Excesses, moreover, of this kind, which critics from the Renaissance onwards committed, are a natural result of reaction in all histories. And in the History of Literature a hundred years of something approaching to Anarchy are perhaps not too much to balance three hundred of mistakenly experimental Order. We shall see the causes and the faults, as well as the excuses and the gains, of the Anarchy later. For the present it is fitting to conclude, with an acknowledgment anew of the merits of the Order also, in respect to the faults of which we have been so frank. They are the merits of a remarkable industry, of a commendable freedom from mere dilettantism, of the discovery of not a few sound critical principles, and the registration of not a few sound critical judgments, of an experimentation and accomplishment which, even if it went wrong, serves as an invaluable warning to other ages not to pursue the paths which have so misled. And, yet once more, let us recognise that adjustment of criticism to creation—mysterious or simply natural as it may seem to different temperaments and different systems of thought—which we have observed before, in the cautious check of Renaissance criticism on the heady exuberance of the great Renaissance creation, in the support given by Seventeenth-century classicism to such mediate powers and dispositions as those of Corneille and even Racine, of Dryden and even Pope; in the salutary deterrence of Eighteenth-century orthodoxy, which saved us from more Beatties and more Anne Radcliffes when the time was not ready for Keatses or for Scotts. For so also in literature—and even in that, as some would have it, not divinest part of literature, Criticism—do all the works of the Lord, the lesser as well as the greater, praise Him and magnify Him for ever.

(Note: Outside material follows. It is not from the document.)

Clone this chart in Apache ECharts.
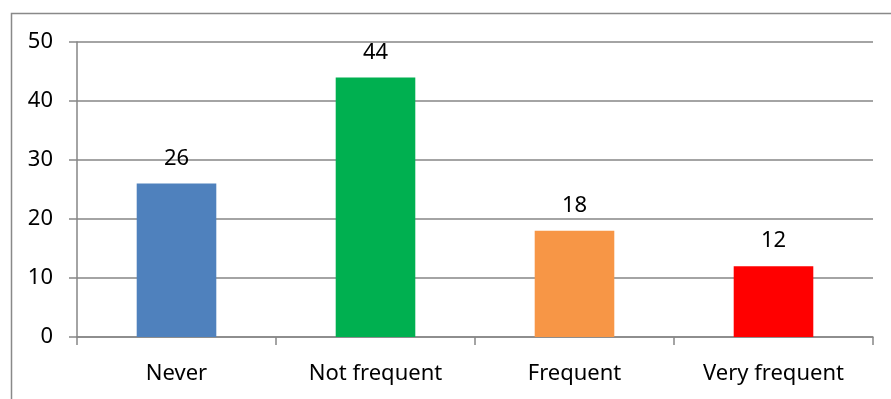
<!DOCTYPE html>
<html>
<head>
<meta charset="utf-8">
<script src="https://cdn.jsdelivr.net/npm/echarts@6/dist/echarts.min.js"></script>
<style>html,body{margin:0;padding:0;background:#fff;}#c{width:891px;height:399px;}</style>
</head>
<body>
<div id="c"></div>
<script>
var categories = ['Never', 'Not frequent', 'Frequent', 'Very frequent'];
var values = [26, 44, 18, 12];
var colors = ['#4F81BD', '#00B050', '#F79646', '#FF0000'];
var yMin = 0, yMax = 50, yStep = 10;

var font = '"Noto Sans", sans-serif';
var chart = echarts.init(document.getElementById('c'), null, {renderer: 'canvas'});
chart.setOption({
  animation: false,
  backgroundColor: '#fff',
  graphic: [{
    type: 'rect', left: 9, top: 11, silent: true,
    shape: {x: 0, y: 0, width: 1000, height: 500},
    style: {fill: 'none', stroke: '#898989', lineWidth: 1.5}
  }],
  grid: {left: 77, right: 18, top: 42, bottom: 62, containLabel: false},
  xAxis: {
    type: 'category', data: categories,
    axisLine: {lineStyle: {color: '#868686', width: 1.5}},
    axisTick: {show: true, length: 8, lineStyle: {color: '#868686', width: 1.5}},
    axisLabel: {color: '#000', fontSize: 22, fontFamily: font, margin: 26}
  },
  yAxis: {
    type: 'value', min: yMin, max: yMax, interval: yStep,
    axisLine: {show: true, lineStyle: {color: '#868686', width: 1.5}},
    axisTick: {show: true, length: 8, lineStyle: {color: '#868686', width: 1.5}},
    splitLine: {lineStyle: {color: '#868686', width: 1.5}},
    axisLabel: {color: '#000', fontSize: 22, fontFamily: font, margin: 24}
  },
  series: [{
    type: 'bar', barWidth: '40%',
    data: values.map(function (v, i) { return {value: v, itemStyle: {color: colors[i]}}; }),
    label: {show: true, position: 'top', distance: 14, color: '#000', fontSize: 22, fontFamily: font}
  }]
});
</script>
</body>
</html>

[711]. My copy is the Naples edition of 1732. But the book had appeared some four-and-twenty years earlier at Rome (some even quote a Roman ed. of 1704).
[712]. Leipsic, 1737.
[714]. Ed. cit., p. 12.
[715]. Ibid., p. 45.
[716]. He is very interesting on these, being the principal critic, between their own times and those modern days which have forgotten them, to deal with the subject.
[717]. Gravina calls the opposite style to Macaronic not, as most do, pedantesco, but Fidenziano, from Fidentio, the nom de guerre of Camillo Scrofa, author of certain egregious pedantesque pieces.
[718]. Modena, 1706.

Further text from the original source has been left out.